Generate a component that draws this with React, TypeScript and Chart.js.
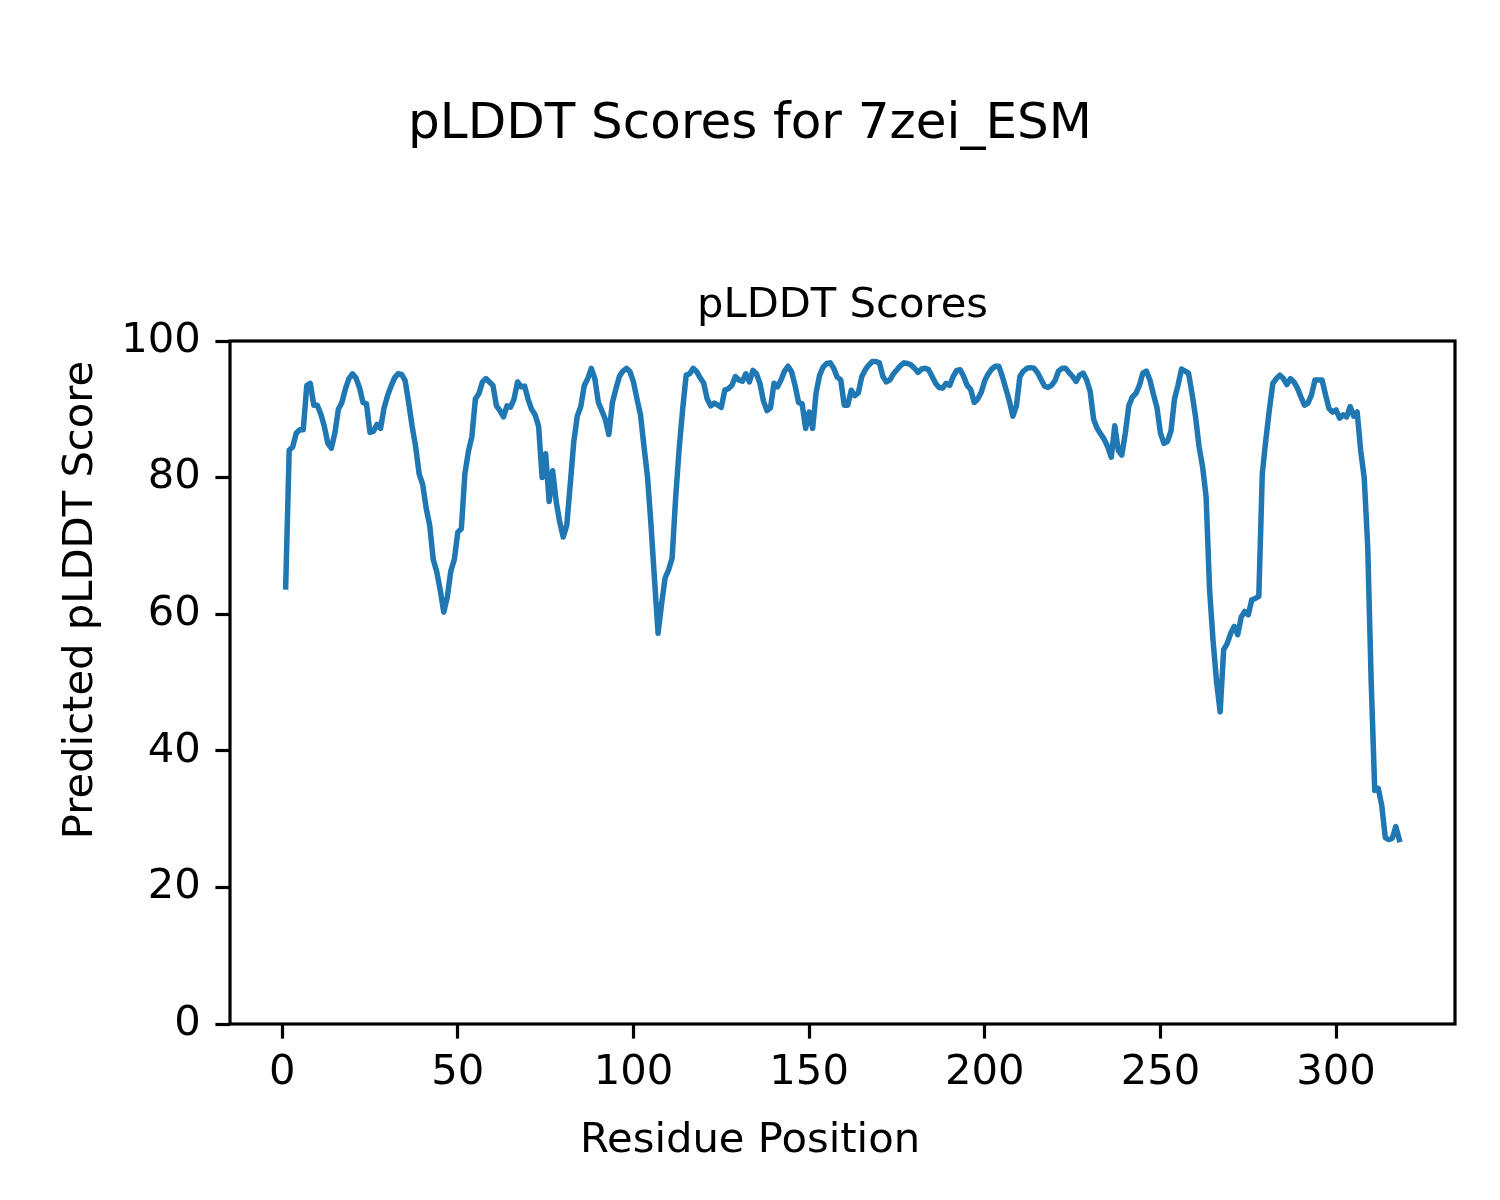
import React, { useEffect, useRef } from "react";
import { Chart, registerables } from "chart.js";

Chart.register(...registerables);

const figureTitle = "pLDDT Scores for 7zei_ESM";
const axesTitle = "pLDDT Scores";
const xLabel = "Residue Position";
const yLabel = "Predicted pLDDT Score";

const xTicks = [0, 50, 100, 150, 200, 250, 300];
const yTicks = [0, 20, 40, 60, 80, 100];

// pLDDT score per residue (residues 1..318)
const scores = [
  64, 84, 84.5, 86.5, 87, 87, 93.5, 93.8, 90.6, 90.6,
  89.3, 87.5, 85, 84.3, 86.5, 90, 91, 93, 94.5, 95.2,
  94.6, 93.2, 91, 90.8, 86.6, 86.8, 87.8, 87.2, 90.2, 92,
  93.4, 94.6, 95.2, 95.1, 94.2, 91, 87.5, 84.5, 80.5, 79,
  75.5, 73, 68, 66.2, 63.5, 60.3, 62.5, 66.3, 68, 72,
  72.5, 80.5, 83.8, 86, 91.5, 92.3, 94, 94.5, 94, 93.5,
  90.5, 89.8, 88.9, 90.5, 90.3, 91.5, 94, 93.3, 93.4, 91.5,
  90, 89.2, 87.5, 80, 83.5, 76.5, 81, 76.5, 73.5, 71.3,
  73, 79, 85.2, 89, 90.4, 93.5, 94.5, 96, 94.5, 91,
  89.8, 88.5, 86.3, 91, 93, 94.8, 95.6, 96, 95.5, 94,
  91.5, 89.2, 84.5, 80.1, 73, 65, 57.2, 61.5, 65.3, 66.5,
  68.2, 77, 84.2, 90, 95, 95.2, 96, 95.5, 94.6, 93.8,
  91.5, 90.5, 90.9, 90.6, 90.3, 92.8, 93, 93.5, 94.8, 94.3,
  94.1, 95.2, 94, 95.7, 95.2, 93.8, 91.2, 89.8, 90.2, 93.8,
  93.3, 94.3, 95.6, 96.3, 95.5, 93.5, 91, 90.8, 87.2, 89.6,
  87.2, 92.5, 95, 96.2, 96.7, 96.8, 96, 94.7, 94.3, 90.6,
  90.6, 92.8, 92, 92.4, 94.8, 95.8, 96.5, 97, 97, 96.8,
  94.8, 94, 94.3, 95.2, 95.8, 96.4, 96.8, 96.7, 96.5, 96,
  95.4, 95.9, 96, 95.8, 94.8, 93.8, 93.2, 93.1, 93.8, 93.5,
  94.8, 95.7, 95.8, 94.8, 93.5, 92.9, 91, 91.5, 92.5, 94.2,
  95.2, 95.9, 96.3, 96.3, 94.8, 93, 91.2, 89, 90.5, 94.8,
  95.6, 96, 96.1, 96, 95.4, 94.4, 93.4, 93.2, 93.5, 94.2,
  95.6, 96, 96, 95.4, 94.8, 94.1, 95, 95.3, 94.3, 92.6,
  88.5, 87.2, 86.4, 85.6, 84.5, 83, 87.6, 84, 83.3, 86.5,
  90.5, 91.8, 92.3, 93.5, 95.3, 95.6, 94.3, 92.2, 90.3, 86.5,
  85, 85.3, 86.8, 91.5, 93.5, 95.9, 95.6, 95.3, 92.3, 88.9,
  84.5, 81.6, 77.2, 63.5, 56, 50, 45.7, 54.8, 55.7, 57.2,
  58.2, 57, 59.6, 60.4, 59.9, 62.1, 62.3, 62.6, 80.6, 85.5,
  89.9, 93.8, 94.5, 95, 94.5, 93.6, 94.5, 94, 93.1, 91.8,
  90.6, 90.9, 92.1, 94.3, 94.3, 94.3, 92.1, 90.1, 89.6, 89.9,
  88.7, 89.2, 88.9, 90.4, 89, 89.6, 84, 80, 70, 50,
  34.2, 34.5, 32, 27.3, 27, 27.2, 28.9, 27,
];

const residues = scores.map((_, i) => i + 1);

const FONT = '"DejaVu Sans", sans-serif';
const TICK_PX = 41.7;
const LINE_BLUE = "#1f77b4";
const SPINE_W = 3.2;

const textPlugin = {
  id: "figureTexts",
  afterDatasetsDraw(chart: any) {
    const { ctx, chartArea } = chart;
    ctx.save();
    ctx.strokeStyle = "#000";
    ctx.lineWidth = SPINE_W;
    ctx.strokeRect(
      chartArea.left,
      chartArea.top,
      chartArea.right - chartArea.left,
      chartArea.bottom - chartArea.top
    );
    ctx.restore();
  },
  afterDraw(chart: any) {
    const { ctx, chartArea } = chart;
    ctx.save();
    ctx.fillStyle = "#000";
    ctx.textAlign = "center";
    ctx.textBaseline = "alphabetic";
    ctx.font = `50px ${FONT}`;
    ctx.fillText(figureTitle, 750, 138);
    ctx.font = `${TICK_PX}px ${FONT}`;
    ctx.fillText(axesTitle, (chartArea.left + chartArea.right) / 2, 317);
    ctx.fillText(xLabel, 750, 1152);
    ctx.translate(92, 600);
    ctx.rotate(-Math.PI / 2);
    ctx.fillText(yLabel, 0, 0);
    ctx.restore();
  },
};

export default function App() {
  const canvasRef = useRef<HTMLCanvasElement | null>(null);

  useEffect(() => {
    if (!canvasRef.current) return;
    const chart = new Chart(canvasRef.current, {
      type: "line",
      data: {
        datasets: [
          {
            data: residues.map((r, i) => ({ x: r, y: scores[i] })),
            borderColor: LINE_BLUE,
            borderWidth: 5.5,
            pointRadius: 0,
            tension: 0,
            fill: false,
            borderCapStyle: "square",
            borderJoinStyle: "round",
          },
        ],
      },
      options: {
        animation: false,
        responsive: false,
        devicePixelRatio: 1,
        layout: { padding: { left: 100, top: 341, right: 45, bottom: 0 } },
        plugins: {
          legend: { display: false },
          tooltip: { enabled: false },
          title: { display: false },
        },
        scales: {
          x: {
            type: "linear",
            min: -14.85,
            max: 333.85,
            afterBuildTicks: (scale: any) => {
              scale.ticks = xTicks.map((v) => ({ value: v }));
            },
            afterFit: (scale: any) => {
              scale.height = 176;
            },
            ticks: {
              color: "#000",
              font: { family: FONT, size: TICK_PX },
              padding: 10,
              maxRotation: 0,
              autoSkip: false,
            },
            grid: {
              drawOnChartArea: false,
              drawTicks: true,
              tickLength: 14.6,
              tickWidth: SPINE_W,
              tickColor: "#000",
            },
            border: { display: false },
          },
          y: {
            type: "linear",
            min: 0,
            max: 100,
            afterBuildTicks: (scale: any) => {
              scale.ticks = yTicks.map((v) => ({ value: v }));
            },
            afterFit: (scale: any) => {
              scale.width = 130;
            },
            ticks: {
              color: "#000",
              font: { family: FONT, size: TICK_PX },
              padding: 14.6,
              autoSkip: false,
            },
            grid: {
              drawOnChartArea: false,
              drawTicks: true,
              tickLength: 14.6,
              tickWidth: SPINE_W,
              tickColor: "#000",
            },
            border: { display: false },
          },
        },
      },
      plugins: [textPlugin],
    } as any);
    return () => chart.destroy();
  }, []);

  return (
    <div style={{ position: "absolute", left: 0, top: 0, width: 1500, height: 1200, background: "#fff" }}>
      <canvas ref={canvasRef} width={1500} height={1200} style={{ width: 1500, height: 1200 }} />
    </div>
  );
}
--------
▸ THE REQUEST
Would you set down the listing exactly, omitting pictures?

▸ WRITTEN ANSWER
Generate a component that draws this with React, TypeScript and Chart.js.
import React, { useEffect, useRef } from "react";
import { Chart, registerables } from "chart.js";

Chart.register(...registerables);

const figureTitle = "pLDDT Scores for 7zei_ESM";
const axesTitle = "pLDDT Scores";
const xLabel = "Residue Position";
const yLabel = "Predicted pLDDT Score";

const xTicks = [0, 50, 100, 150, 200, 250, 300];
const yTicks = [0, 20, 40, 60, 80, 100];

// pLDDT score per residue (residues 1..318)
const scores = [
  64, 84, 84.5, 86.5, 87, 87, 93.5, 93.8, 90.6, 90.6,
  89.3, 87.5, 85, 84.3, 86.5, 90, 91, 93, 94.5, 95.2,
  94.6, 93.2, 91, 90.8, 86.6, 86.8, 87.8, 87.2, 90.2, 92,
  93.4, 94.6, 95.2, 95.1, 94.2, 91, 87.5, 84.5, 80.5, 79,
  75.5, 73, 68, 66.2, 63.5, 60.3, 62.5, 66.3, 68, 72,
  72.5, 80.5, 83.8, 86, 91.5, 92.3, 94, 94.5, 94, 93.5,
  90.5, 89.8, 88.9, 90.5, 90.3, 91.5, 94, 93.3, 93.4, 91.5,
  90, 89.2, 87.5, 80, 83.5, 76.5, 81, 76.5, 73.5, 71.3,
  73, 79, 85.2, 89, 90.4, 93.5, 94.5, 96, 94.5, 91,
  89.8, 88.5, 86.3, 91, 93, 94.8, 95.6, 96, 95.5, 94,
  91.5, 89.2, 84.5, 80.1, 73, 65, 57.2, 61.5, 65.3, 66.5,
  68.2, 77, 84.2, 90, 95, 95.2, 96, 95.5, 94.6, 93.8,
  91.5, 90.5, 90.9, 90.6, 90.3, 92.8, 93, 93.5, 94.8, 94.3,
  94.1, 95.2, 94, 95.7, 95.2, 93.8, 91.2, 89.8, 90.2, 93.8,
  93.3, 94.3, 95.6, 96.3, 95.5, 93.5, 91, 90.8, 87.2, 89.6,
  87.2, 92.5, 95, 96.2, 96.7, 96.8, 96, 94.7, 94.3, 90.6,
  90.6, 92.8, 92, 92.4, 94.8, 95.8, 96.5, 97, 97, 96.8,
  94.8, 94, 94.3, 95.2, 95.8, 96.4, 96.8, 96.7, 96.5, 96,
  95.4, 95.9, 96, 95.8, 94.8, 93.8, 93.2, 93.1, 93.8, 93.5,
  94.8, 95.7, 95.8, 94.8, 93.5, 92.9, 91, 91.5, 92.5, 94.2,
  95.2, 95.9, 96.3, 96.3, 94.8, 93, 91.2, 89, 90.5, 94.8,
  95.6, 96, 96.1, 96, 95.4, 94.4, 93.4, 93.2, 93.5, 94.2,
  95.6, 96, 96, 95.4, 94.8, 94.1, 95, 95.3, 94.3, 92.6,
  88.5, 87.2, 86.4, 85.6, 84.5, 83, 87.6, 84, 83.3, 86.5,
  90.5, 91.8, 92.3, 93.5, 95.3, 95.6, 94.3, 92.2, 90.3, 86.5,
  85, 85.3, 86.8, 91.5, 93.5, 95.9, 95.6, 95.3, 92.3, 88.9,
  84.5, 81.6, 77.2, 63.5, 56, 50, 45.7, 54.8, 55.7, 57.2,
  58.2, 57, 59.6, 60.4, 59.9, 62.1, 62.3, 62.6, 80.6, 85.5,
  89.9, 93.8, 94.5, 95, 94.5, 93.6, 94.5, 94, 93.1, 91.8,
  90.6, 90.9, 92.1, 94.3, 94.3, 94.3, 92.1, 90.1, 89.6, 89.9,
  88.7, 89.2, 88.9, 90.4, 89, 89.6, 84, 80, 70, 50,
  34.2, 34.5, 32, 27.3, 27, 27.2, 28.9, 27,
];

const residues = scores.map((_, i) => i + 1);

const FONT = '"DejaVu Sans", sans-serif';
const TICK_PX = 41.7;
const LINE_BLUE = "#1f77b4";
const SPINE_W = 3.2;

const textPlugin = {
  id: "figureTexts",
  afterDatasetsDraw(chart: any) {
    const { ctx, chartArea } = chart;
    ctx.save();
    ctx.strokeStyle = "#000";
    ctx.lineWidth = SPINE_W;
    ctx.strokeRect(
      chartArea.left,
      chartArea.top,
      chartArea.right - chartArea.left,
      chartArea.bottom - chartArea.top
    );
    ctx.restore();
  },
  afterDraw(chart: any) {
    const { ctx, chartArea } = chart;
    ctx.save();
    ctx.fillStyle = "#000";
    ctx.textAlign = "center";
    ctx.textBaseline = "alphabetic";
    ctx.font = `50px ${FONT}`;
    ctx.fillText(figureTitle, 750, 138);
    ctx.font = `${TICK_PX}px ${FONT}`;
    ctx.fillText(axesTitle, (chartArea.left + chartArea.right) / 2, 317);
    ctx.fillText(xLabel, 750, 1152);
    ctx.translate(92, 600);
    ctx.rotate(-Math.PI / 2);
    ctx.fillText(yLabel, 0, 0);
    ctx.restore();
  },
};

export default function App() {
  const canvasRef = useRef<HTMLCanvasElement | null>(null);

  useEffect(() => {
    if (!canvasRef.current) return;
    const chart = new Chart(canvasRef.current, {
      type: "line",
      data: {
        datasets: [
          {
            data: residues.map((r, i) => ({ x: r, y: scores[i] })),
            borderColor: LINE_BLUE,
            borderWidth: 5.5,
            pointRadius: 0,
            tension: 0,
            fill: false,
            borderCapStyle: "square",
            borderJoinStyle: "round",
          },
        ],
      },
      options: {
        animation: false,
        responsive: false,
        devicePixelRatio: 1,
        layout: { padding: { left: 100, top: 341, right: 45, bottom: 0 } },
        plugins: {
          legend: { display: false },
          tooltip: { enabled: false },
          title: { display: false },
        },
        scales: {
          x: {
            type: "linear",
            min: -14.85,
            max: 333.85,
            afterBuildTicks: (scale: any) => {
              scale.ticks = xTicks.map((v) => ({ value: v }));
            },
            afterFit: (scale: any) => {
              scale.height = 176;
            },
            ticks: {
              color: "#000",
              font: { family: FONT, size: TICK_PX },
              padding: 10,
              maxRotation: 0,
              autoSkip: false,
            },
            grid: {
              drawOnChartArea: false,
              drawTicks: true,
              tickLength: 14.6,
              tickWidth: SPINE_W,
              tickColor: "#000",
            },
            border: { display: false },
          },
          y: {
            type: "linear",
            min: 0,
            max: 100,
            afterBuildTicks: (scale: any) => {
              scale.ticks = yTicks.map((v) => ({ value: v }));
            },
            afterFit: (scale: any) => {
              scale.width = 130;
            },
            ticks: {
              color: "#000",
              font: { family: FONT, size: TICK_PX },
              padding: 14.6,
              autoSkip: false,
            },
            grid: {
              drawOnChartArea: false,
              drawTicks: true,
              tickLength: 14.6,
              tickWidth: SPINE_W,
              tickColor: "#000",
            },
            border: { display: false },
          },
        },
      },
      plugins: [textPlugin],
    } as any);
    return () => chart.destroy();
  }, []);

  return (
    <div style={{ position: "absolute", left: 0, top: 0, width: 1500, height: 1200, background: "#fff" }}>
      <canvas ref={canvasRef} width={1500} height={1200} style={{ width: 1500, height: 1200 }} />
    </div>
  );
}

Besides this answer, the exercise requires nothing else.